Pourquoi rêver les rêves des autres ? Lettres de mon ailleurs, Fernando Pessoa (par Philippe Leuckx)
Pourquoi rêver les rêves des autres ? Lettres de mon ailleurs, Editions L’Orma, Coll. Les Plis, mars 2020, trad. portugais, Lorenzo Flabbi, 64 pages, 7,95 €
Ecrivain(s): Fernando Pessoa
Sous jaquette en forme d’une lettre à affranchir, la collection propose après des noms tels que Stendhal, Austen, Leopardi, un ensemble de « lettres », signées Pessoa, Alvaro de Campos, adressées à des amis, à Ofélia Queiros (la seule amoureuse), à sa mère, à des éminents occultistes français ou anglophones.
On n’aura jamais fini d’exhumer de la « grande malle » les trésors d’une écriture qui ne fut à peu de choses près jamais publique (mis à part les contributions à des revues « Orpheu », « Presença », deux plaquettes de poèmes en anglais, une publication poétique tardive, Mensagem, un an avant son décès).
Depuis, nombre d’éditions du Livre de l’intranquillité du semi-hétéronyme Bernardo Soares, des poèmes (en Pléiade), chez les éditeurs La Différence et Bourgois… sans compter des plaquettes bibliophiliques (Fata Morgana…)

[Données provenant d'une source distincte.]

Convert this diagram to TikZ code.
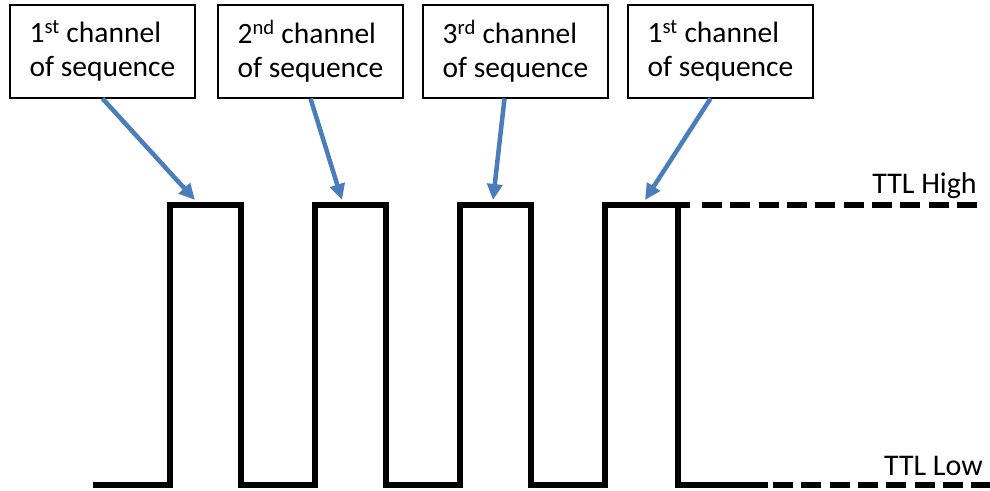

Récemment, Livre(s) de l’inquiétude.
Voici donc, après les Lettres à la fiancée, des Lettres qui éclairent manifestement des questions cruciales quand on aime Pessoa : l’origine psychologique des hétéronymes ; la construction de l’œuvre ou encore ses lettres d’amour à Ofélia, à deux saisons de leur rencontre (en 1920, puis en 1929 jusqu’à la fin, l’amour ayant fait place à des lettres d’amitié).
Ce petit volume, présenté et traduit par Lorenzo Flabbi, petite merveille bibliophilique, est d’un intérêt majeur : il propose des correspondances qui s’étalent de 1914 (on est déjà en guerre) au tout début de la dernière année de Fernando (janvier 1935).
Le livre s’accompagne d’un répertoire pessoén (liste et biographie express des hétéronymes parmi les plus célèbres), chaque lettre étant introduite précisément.
L’ami Armando Côrtes-Rodrigues recueille, dès 1914, 1915, des témoignages de première main sur la période créatrice de mars 1914, les hétéronymes Ricardo Reis, Alvaro de Campos, et Alberto Caeiro, avec des indications sur l’écriture d’un chacun.
Le 13 janvier 1935, dans une longue lettre à Adolfo Casais Monteiro, bien plus complète et explicite que celles envoyées dès 1914, 1915, Pessoa, dix mois avant sa mort, aborde la naissance du Chevalier de Pas, le premier hétéronyme créé dès l’âge de six ans, et l’aventure de tous les autres. Une biographie accompagne aussi dans ce courrier les trois hétéronymes majeurs. Reis (1887, date de mort inconnue), Caeiro (1887-1915), et Alvaro de Campos (1890-1935), ainsi que des descriptions physiques.
Goûtons ces fragments du génie lisboète :
« Pendant des années, j’ai voyagé afin de recueillir des manières-de-sentir » (19 janvier 1915).
« L’art n’est pas, ainsi que l’a dit Bacon, “l’adjonction de l’homme à la Nature” ; c’est une sensation multipliée par sa propre conscience – multipliée, que ce soit bien clair » (1916).
« Tout le monde pense. Tout le monde sent. Mais tout le monde n’est pas capable de sentir avec la pensée, ou de penser avec l’émotion » (7 août 1923).
« Petite Ophélie, Comme je ne veux pas que tu dises que je ne t’ai pas écrit, car effectivement je ne t’ai pas écrit, je me suis mis à écrire » (29 septembre 1929).
Philippe Leuckx
Fernando Pessoa (1888-1935), génie littéraire portugais. Une œuvre immense, découverte pour l’essentiel dans une malle, riche de plus de 27000 manuscrits, tapuscrits. Citons : Ode maritime ; Bureau de tabac ; Le Livre de l’intranquillité ; Fragments d’un voyage immobile ; etc.